▶ **Record list**

========================

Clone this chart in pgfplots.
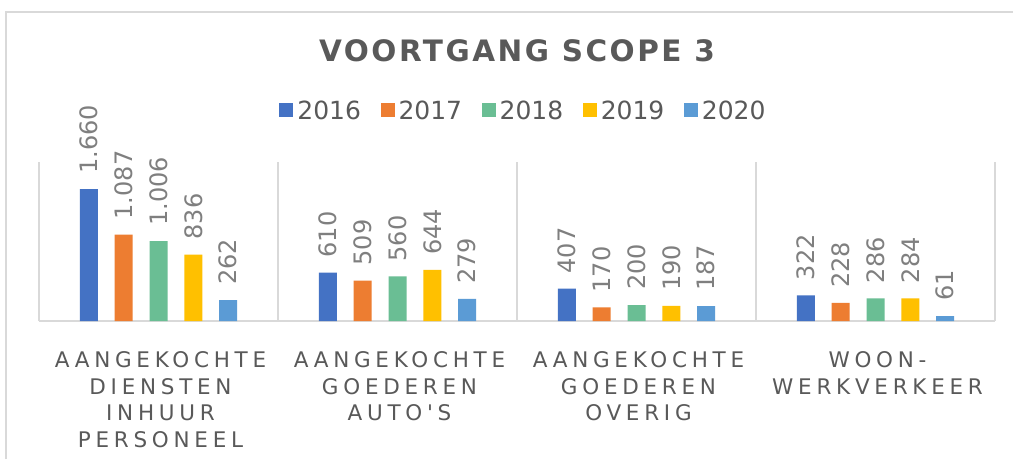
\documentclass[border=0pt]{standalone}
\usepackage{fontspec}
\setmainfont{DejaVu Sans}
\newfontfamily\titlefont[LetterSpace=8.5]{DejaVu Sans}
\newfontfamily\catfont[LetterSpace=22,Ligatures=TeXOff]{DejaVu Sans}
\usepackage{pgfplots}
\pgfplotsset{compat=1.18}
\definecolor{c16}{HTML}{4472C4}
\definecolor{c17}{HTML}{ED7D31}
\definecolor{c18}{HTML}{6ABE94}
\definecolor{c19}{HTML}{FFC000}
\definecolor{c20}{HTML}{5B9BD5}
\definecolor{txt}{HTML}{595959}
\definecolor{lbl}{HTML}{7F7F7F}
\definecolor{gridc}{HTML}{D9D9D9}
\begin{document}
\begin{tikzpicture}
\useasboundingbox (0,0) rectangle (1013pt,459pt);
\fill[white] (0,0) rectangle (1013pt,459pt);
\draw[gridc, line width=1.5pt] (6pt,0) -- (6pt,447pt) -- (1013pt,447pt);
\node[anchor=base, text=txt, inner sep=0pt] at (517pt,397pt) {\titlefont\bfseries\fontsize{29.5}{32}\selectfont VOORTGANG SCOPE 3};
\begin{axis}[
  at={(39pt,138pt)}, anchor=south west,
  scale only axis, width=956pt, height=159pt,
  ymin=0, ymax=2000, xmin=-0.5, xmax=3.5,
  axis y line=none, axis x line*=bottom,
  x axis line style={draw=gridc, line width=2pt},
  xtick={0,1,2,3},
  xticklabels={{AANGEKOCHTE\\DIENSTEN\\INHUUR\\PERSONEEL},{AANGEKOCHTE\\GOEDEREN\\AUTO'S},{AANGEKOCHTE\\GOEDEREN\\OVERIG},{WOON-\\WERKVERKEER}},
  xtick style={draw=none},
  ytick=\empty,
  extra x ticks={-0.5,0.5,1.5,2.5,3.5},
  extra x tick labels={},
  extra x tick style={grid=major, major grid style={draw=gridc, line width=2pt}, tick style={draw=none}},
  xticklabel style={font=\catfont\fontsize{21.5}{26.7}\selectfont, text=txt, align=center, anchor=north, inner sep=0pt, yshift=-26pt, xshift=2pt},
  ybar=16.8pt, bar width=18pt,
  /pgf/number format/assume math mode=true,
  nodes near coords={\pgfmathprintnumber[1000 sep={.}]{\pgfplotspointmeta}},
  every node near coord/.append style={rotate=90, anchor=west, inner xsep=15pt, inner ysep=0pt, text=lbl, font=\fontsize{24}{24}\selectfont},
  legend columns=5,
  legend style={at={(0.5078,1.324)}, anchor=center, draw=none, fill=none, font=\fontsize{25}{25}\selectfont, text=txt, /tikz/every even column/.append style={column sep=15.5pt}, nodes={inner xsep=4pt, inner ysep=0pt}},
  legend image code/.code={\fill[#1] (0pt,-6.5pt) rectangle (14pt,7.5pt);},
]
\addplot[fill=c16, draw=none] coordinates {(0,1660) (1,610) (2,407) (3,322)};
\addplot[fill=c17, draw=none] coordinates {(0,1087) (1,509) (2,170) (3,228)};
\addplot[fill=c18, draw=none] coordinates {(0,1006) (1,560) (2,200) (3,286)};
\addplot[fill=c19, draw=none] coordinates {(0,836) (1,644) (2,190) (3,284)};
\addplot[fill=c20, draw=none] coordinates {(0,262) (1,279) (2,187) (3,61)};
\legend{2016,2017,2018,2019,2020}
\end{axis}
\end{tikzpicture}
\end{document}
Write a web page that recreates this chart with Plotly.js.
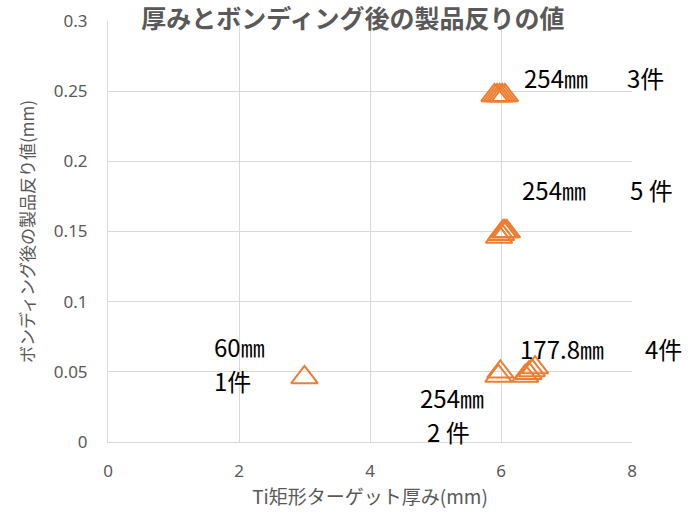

========================

▶ **Problem to solve**
Extract each line from the entries above that contains the string "this".

▶ **Output below**
Clone this chart in pgfplots.
Write a web page that recreates this chart with Plotly.js.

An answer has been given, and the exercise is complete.